== Problem description ==
Go through the material below and copy all lines with "matplotlib".

****

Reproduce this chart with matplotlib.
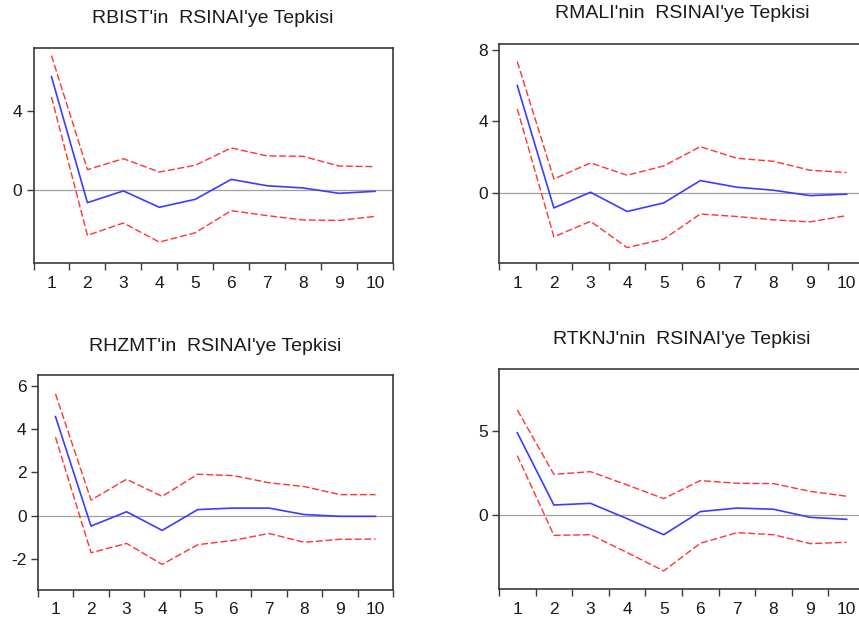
import matplotlib
matplotlib.use("Agg")
import matplotlib.pyplot as plt
import numpy as np

plt.rcParams['font.family'] = ['Liberation Sans', 'DejaVu Sans']
plt.rcParams['axes.unicode_minus'] = False

periods = [1, 2, 3, 4, 5, 6, 7, 8, 9, 10]
period_labels = ["1", "2", "3", "4", "5", "6", "7", "8", "9", "10"]

titles = ["RBIST'in  RSINAI'ye Tepkisi", "RMALI'nin  RSINAI'ye Tepkisi",
          "RHZMT'in  RSINAI'ye Tepkisi", "RTKNJ'nin  RSINAI'ye Tepkisi"]

rbist_resp = [5.71, -0.62, -0.03, -0.85, -0.45, 0.55, 0.23, 0.12, -0.15, -0.05]
rbist_upper = [6.77, 1.04, 1.59, 0.92, 1.26, 2.13, 1.73, 1.71, 1.22, 1.19]
rbist_lower = [4.69, -2.26, -1.64, -2.60, -2.13, -1.02, -1.27, -1.49, -1.51, -1.31]

rmali_resp = [6.01, -0.84, 0.04, -1.04, -0.56, 0.69, 0.32, 0.15, -0.15, -0.07]
rmali_upper = [7.35, 0.78, 1.68, 0.99, 1.51, 2.59, 1.94, 1.77, 1.27, 1.14]
rmali_lower = [4.70, -2.46, -1.59, -3.06, -2.59, -1.18, -1.32, -1.51, -1.62, -1.27]

rhzmt_resp = [4.57, -0.48, 0.18, -0.68, 0.28, 0.35, 0.35, 0.05, -0.03, -0.03]
rhzmt_upper = [5.62, 0.72, 1.68, 0.89, 1.91, 1.85, 1.52, 1.34, 0.97, 0.97]
rhzmt_lower = [3.62, -1.71, -1.28, -2.25, -1.34, -1.14, -0.82, -1.23, -1.09, -1.08]

rtknj_resp = [4.90, 0.61, 0.71, -0.20, -1.15, 0.22, 0.43, 0.36, -0.12, -0.24]
rtknj_upper = [6.25, 2.43, 2.59, 1.80, 0.99, 2.06, 1.90, 1.88, 1.42, 1.13]
rtknj_lower = [3.54, -1.19, -1.15, -2.21, -3.30, -1.66, -1.03, -1.15, -1.68, -1.60]

yticks_list = [[0, 4], [0, 4, 8], [-2, 0, 2, 4, 6], [0, 5]]
ylims = [(-3.65, 7.15), (-3.94, 8.32), (-3.43, 6.49), (-4.39, 8.68)]

W, H = 859, 624
fig = plt.figure(figsize=(W / 100, H / 100), dpi=100)

# axes boxes in pixels: left, right, top, bottom
boxes = [(33.5, 393, 48, 263), (499, 865, 44.3, 263.3),
         (37.7, 393.3, 375, 590), (499, 865, 369, 589.3)]
title_base = [22.7, 18.3, 350.7, 344]

data = [(rbist_resp, rbist_upper, rbist_lower),
        (rmali_resp, rmali_upper, rmali_lower),
        (rhzmt_resp, rhzmt_upper, rhzmt_lower),
        (rtknj_resp, rtknj_upper, rtknj_lower)]

frame_col = '#3a3a3a'
for i, (l, r, t, b) in enumerate(boxes):
    ax = fig.add_axes([l / W, 1 - b / H, (r - l) / W, (b - t) / H])
    resp, up, lo = data[i]
    ax.axhline(0, color='#a0a0a0', lw=0.9, zorder=1)
    ax.plot(periods, up, color='#ff3333', lw=1.0, ls=(0, (5, 2)), zorder=2)
    ax.plot(periods, lo, color='#ff3333', lw=1.0, ls=(0, (5, 2)), zorder=2)
    ax.plot(periods, resp, color='#3c3cff', lw=1.2, zorder=3)
    ax.set_xlim(0.5, 10.5)
    ax.set_ylim(*ylims[i])
    ax.set_xticks(np.arange(0.5, 11, 1))
    ax.set_xticklabels([])
    ax.set_xticks(periods, minor=True)
    ax.set_xticklabels(period_labels, minor=True)
    ax.tick_params(axis='x', which='major', direction='out', length=5, color=frame_col, width=1)
    ax.tick_params(axis='x', which='minor', length=0, pad=9, labelsize=12.5, labelcolor='#1a1a1a')
    ax.set_yticks(yticks_list[i])
    ax.tick_params(axis='y', direction='out', length=5, color=frame_col, width=1, pad=3,
                   labelsize=12.5, labelcolor='#1a1a1a')
    for s in ax.spines.values():
        s.set_color(frame_col)
        s.set_linewidth(1.2)
    fig.text(((l + r) / 2) / W, 1 - title_base[i] / H, titles[i], ha='center', va='baseline',
             fontsize=14, color='#1a1a1a')

fig.savefig('out.png', dpi=100)
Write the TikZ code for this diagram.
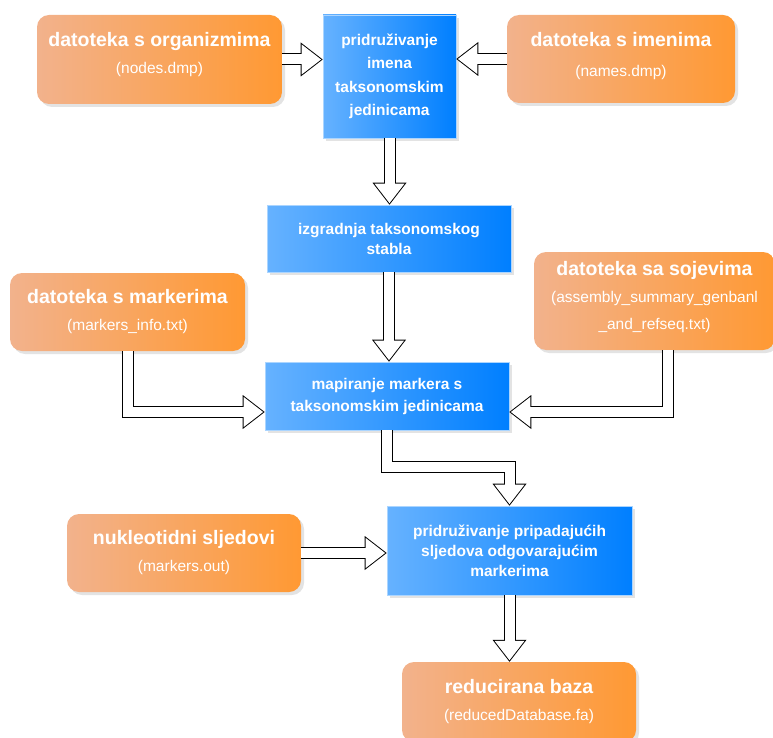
\documentclass[tikz,border=0pt]{standalone}
\usepackage{fontspec}
\setmainfont{Liberation Sans}
\usepackage{tikz}
\usetikzlibrary{arrows.meta,shadows}
\definecolor{orangeL}{HTML}{F2B28C}
\definecolor{orangeR}{HTML}{FF9933}
\definecolor{blueL}{HTML}{66B2FF}
\definecolor{blueR}{HTML}{007FFF}

\begin{document}
\begin{tikzpicture}[x=1pt,y=-1pt,inner sep=0pt,
    file node/.style={rectangle,rounded corners=12pt,left color=orangeL,right color=orangeR,
      text=white,align=center,font=\fontsize{15.5}{27}\selectfont,
      drop shadow={shadow xshift=3pt,shadow yshift=-3pt,fill=black!22}},
    task node/.style={rectangle,left color=blueL,right color=blueR,draw=blueL!55!white,
      line width=0.6pt,text=white,align=center,font=\bfseries\fontsize{15.5}{20}\selectfont,
      drop shadow={shadow xshift=3pt,shadow yshift=-3pt,fill=black!22}},
    flow/.style={line width=12pt,-{Triangle[width=34pt,length=22pt,line width=0pt]},
      postaction={draw=white,line width=10pt,shorten >=1.6pt,
        -{Triangle[width=30pt,length=19.4pt,line width=0pt]}}}]

  \useasboundingbox (0,0) rectangle (773,738);

  % input files
  \node[file node,minimum width=245pt,minimum height=89pt,text depth=14pt] (org) at (159.5,59.5)
    {{\bfseries\fontsize{19.5}{27}\selectfont datoteka s organizmima}\\(nodes.dmp)};
  \node[file node,minimum width=228pt,minimum height=88pt,text depth=10pt] (imena) at (621,59)
    {{\bfseries\fontsize{19.5}{29}\selectfont datoteka s imenima}\\[3pt](names.dmp)};
  \node[file node,minimum width=235pt,minimum height=78pt] (marker) at (127.5,312)
    {{\bfseries\fontsize{19.5}{27}\selectfont datoteka s markerima}\\(markers\_info.txt)};
  \node[file node,minimum width=241pt,minimum height=98pt,text depth=12pt] (sojevi) at (654.5,301)
    {{\bfseries\fontsize{19.5}{27}\selectfont datoteka sa sojevima}\\(assembly\_summary\_genbanl\\\_and\_refseq.txt)};
  \node[file node,minimum width=234pt,minimum height=78pt] (nukleo) at (184,553)
    {{\bfseries\fontsize{19.5}{27}\selectfont nukleotidni sljedovi}\\(markers.out)};
  \node[file node,minimum width=234pt,minimum height=80pt] (baza) at (519,702)
    {{\bfseries\fontsize{19.5}{27}\selectfont reducirana baza}\\(reducedDatabase.fa)};

  % processing steps
  \node[task node,minimum width=133pt,minimum height=123pt,font=\bfseries\fontsize{15.5}{23.5}\selectfont] (imenovanje) at (389.5,76.5)
    {pridruživanje\\imena\\taksonomskim\\jedinicama};
  \node[task node,minimum width=244pt,minimum height=67pt] (stablo) at (389,238.5)
    {izgradnja taksonomskog\\stabla};
  \node[task node,minimum width=244pt,minimum height=68pt,font=\bfseries\fontsize{15.5}{22}\selectfont] (mapiranje) at (387,396)
    {mapiranje markera s\\taksonomskim jedinicama};
  \node[task node,minimum width=245pt,minimum height=89pt] (sljedovi) at (509.5,550.5)
    {pridruživanje pripadajućih\\sljedova odgovarajućim\\markerima};

  % flow
  \draw[flow] (org.east) -- (org.east -| imenovanje.west);
  \draw[flow] (imena.west) -- (imena.west -| imenovanje.east);
  \draw[flow] (imenovanje.south) -- (imenovanje.south |- stablo.north);
  \draw[flow] (stablo.south) -- (stablo.south |- mapiranje.north);
  \draw[flow] (marker.south) |- ([yshift=-16pt]mapiranje.west);
  \draw[flow] ([xshift=13pt]sojevi.south) |- ([yshift=-16pt]mapiranje.east);
  \draw[flow] (mapiranje.south) -- ++(0,37) -| (sljedovi.north);
  \draw[flow] (nukleo.east) -- (nukleo.east -| sljedovi.west);
  \draw[flow] (sljedovi.south) -- (sljedovi.south |- baza.north);
\end{tikzpicture}
\end{document}
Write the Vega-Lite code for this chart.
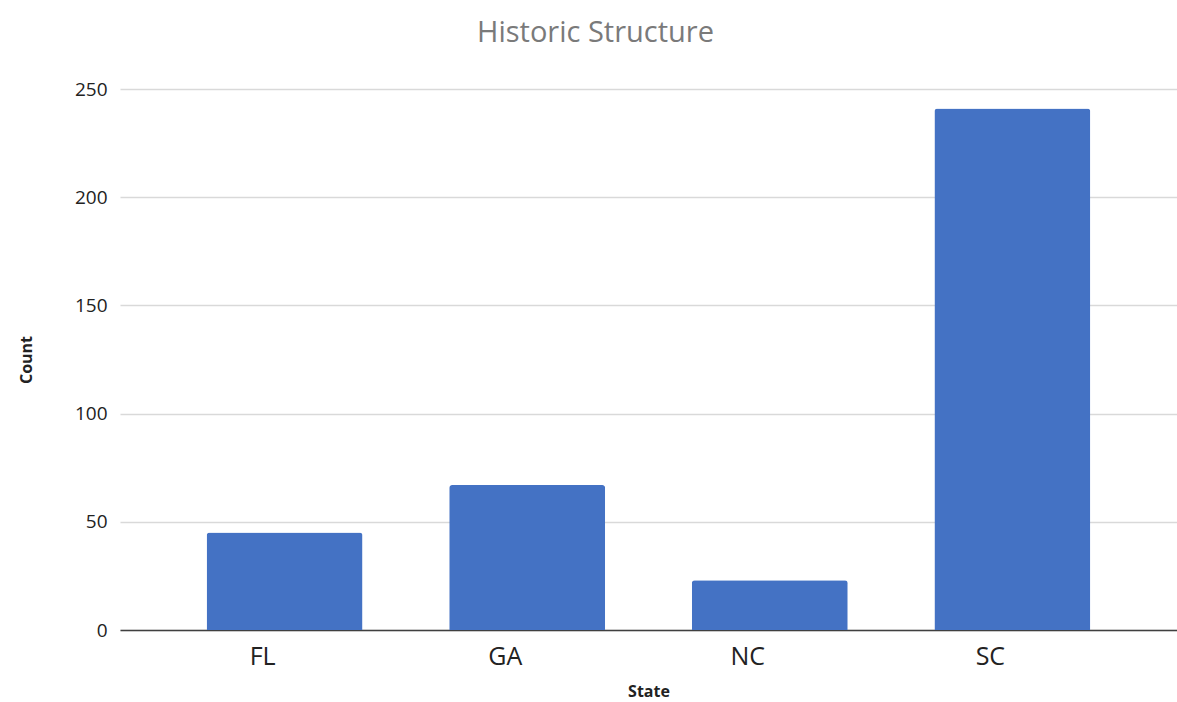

****

== Solved exercise ==
Reproduce this chart with matplotlib.
import matplotlib
matplotlib.use("Agg")
import matplotlib.pyplot as plt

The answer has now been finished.